The Wednesday edition of NYT Connections arrives with puzzle #920, serving up a grid that rewards automotive knowledge and wordplay prowess. Today's challenge particularly favors car enthusiasts and those who can spot sneaky biblical references.
What Makes Connections Tick
For newcomers, NYT Connections presents 16 words that must be sorted into four thematic groups of four. The twist? You're limited to four mistakes, and the color-coded difficulty system (yellow being easiest, purple being trickiest) means surface-level connections often mislead.
Since its June 2023 launch, Connections has carved out its niche in the Times' puzzle ecosystem, standing alongside Wordle and the crossword as a daily ritual for millions of players worldwide. The game's genius lies in its red herrings, words that could fit multiple categories but belong in only one.
Today's Grid at a Glance
Here are the 16 words staring back at you in puzzle #920:
KAYAK | PILOT | PLANE | SHELL
EVEN | MADAM | TRUTH | CIVIC
LEVEL | FLUKE | ODYSSEY | DUGOUT
LABEL | RAFT | FLAT | ACCORD
A seemingly random collection that somehow connects into four perfect categories.
Strategic Hints (No Spoilers Yet)
Yellow Category Nudge: Paddle power only. Vessels that require elbow grease.
Green Category Clue: No bumps or ridges. Perfectly horizontal surfaces.
Blue Category Hint: Think Japanese engineering. These roll off the assembly line in Tokyo.
Purple Category Teaser: Add a single letter at the start. Biblical figures emerge.
The Full Solutions
Last chance to solve independently: answers below
Blue (Honda Models): ACCORD, CIVIC, ODYSSEY, PILOT
Car enthusiasts likely breezed through this one. These are four of Honda's most recognizable models spanning sedans, compact cars, minivans, and SUVs. ODYSSEY might've thrown non-drivers initially, given its literary association with Homer's epic.
Green (Flush): EVEN, FLAT, LEVEL, PLANE
Straightforward vocabulary once you see the connection. Each word describes something perfectly flush or horizontal. PLANE as an adjective (meaning flat/level) is the most sophisticated usage here, distinct from its airplane meaning.

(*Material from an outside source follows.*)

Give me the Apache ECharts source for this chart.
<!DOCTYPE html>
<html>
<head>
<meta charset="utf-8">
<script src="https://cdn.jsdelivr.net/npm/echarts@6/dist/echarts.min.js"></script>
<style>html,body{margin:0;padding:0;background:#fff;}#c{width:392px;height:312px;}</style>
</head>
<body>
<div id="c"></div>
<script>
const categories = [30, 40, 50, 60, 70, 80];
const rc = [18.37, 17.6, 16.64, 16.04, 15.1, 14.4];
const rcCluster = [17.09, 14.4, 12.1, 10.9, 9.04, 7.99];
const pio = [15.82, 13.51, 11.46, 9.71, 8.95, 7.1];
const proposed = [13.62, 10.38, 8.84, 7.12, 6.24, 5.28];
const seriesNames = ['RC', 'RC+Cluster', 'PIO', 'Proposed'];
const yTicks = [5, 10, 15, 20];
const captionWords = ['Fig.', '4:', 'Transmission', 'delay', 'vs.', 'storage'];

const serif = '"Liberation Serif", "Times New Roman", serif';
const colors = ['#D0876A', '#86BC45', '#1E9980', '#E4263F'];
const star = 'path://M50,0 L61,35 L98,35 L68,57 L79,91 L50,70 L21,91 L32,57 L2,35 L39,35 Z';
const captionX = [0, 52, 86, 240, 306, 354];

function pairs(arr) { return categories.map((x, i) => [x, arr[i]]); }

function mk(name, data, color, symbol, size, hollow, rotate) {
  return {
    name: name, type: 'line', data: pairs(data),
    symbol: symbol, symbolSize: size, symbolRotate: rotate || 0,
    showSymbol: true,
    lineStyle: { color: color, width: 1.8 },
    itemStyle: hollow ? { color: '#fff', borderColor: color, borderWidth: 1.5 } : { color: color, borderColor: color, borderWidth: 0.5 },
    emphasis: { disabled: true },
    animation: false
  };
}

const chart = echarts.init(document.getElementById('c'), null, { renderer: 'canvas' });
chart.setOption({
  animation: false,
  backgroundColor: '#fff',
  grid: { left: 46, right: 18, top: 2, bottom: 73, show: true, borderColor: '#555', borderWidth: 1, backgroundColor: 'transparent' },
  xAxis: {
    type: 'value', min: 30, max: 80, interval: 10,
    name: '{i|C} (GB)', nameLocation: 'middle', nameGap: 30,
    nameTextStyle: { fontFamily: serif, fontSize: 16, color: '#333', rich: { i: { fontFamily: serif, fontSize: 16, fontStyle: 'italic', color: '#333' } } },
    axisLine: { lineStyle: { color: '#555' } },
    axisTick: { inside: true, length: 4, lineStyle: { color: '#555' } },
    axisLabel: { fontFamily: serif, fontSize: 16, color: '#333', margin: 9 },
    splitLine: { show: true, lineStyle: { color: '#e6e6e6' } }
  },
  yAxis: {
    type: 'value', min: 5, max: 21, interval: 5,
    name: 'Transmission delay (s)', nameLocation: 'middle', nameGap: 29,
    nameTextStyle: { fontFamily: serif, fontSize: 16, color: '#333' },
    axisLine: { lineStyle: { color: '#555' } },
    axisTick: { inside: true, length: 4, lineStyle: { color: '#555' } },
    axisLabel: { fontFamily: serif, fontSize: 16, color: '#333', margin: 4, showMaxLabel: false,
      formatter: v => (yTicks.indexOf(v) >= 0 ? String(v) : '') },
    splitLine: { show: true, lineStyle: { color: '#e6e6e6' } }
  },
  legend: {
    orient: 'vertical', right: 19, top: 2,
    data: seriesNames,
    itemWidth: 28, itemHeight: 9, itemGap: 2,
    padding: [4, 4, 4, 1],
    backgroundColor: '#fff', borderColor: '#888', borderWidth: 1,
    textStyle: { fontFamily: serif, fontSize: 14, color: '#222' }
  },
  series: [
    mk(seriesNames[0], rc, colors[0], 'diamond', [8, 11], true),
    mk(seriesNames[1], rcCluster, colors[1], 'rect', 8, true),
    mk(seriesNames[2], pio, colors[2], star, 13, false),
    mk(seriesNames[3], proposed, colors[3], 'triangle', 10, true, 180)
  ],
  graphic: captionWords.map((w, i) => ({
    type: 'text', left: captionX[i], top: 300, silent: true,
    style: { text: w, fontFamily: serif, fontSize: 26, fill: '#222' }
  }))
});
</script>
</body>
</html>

Yellow (Human-Powered Watercraft): DUGOUT, KAYAK, RAFT, SHELL
Here's where water sports knowledge comes into play. All four are vessels powered by human effort rather than motors. SHELL might be the trickiest, as it's the technical term for racing rowboats used in crew competitions. DUGOUT refers to those canoes carved from tree trunks.
Purple (Biblical Figures Plus Starting Letter): FLUKE, LABEL, MADAM, TRUTH
Today's purple category earns its notorious difficulty through biblical wordplay. Add a starting letter and each becomes a biblical figure: (L)UKE, (A)BEL, (A)DAM, (R)UTH. The kind of pattern that feels impossible until the moment it clicks. Devious, elegant, and quintessentially purple.
The Verdict
Puzzle #920 registers as moderate difficulty with a sting in the tail. Blue falls quickly for anyone who's car-shopped in the past decade, while green requires recognizing synonyms for 'flat.' Yellow separates the paddlers from the power-boaters. Purple, predictably, is the streak-ender, that biblical letter-addition trick won't reveal itself without serious lateral thinking.
The real trap today? PILOT desperately wanting to be grouped with PLANE, or SHELL looking like it belongs with other hard surfaces. Classic Connections misdirection.
Reset and Repeat
Tomorrow's puzzle drops at midnight in your timezone. Until then, reflect on today's performance: Did the Honda models click immediately, or did purple's biblical wordplay claim another victim? The beauty lies not in perfection but in training your brain to spot these hidden patterns
For now, puzzle #920 is solved. See you at midnight for round #921.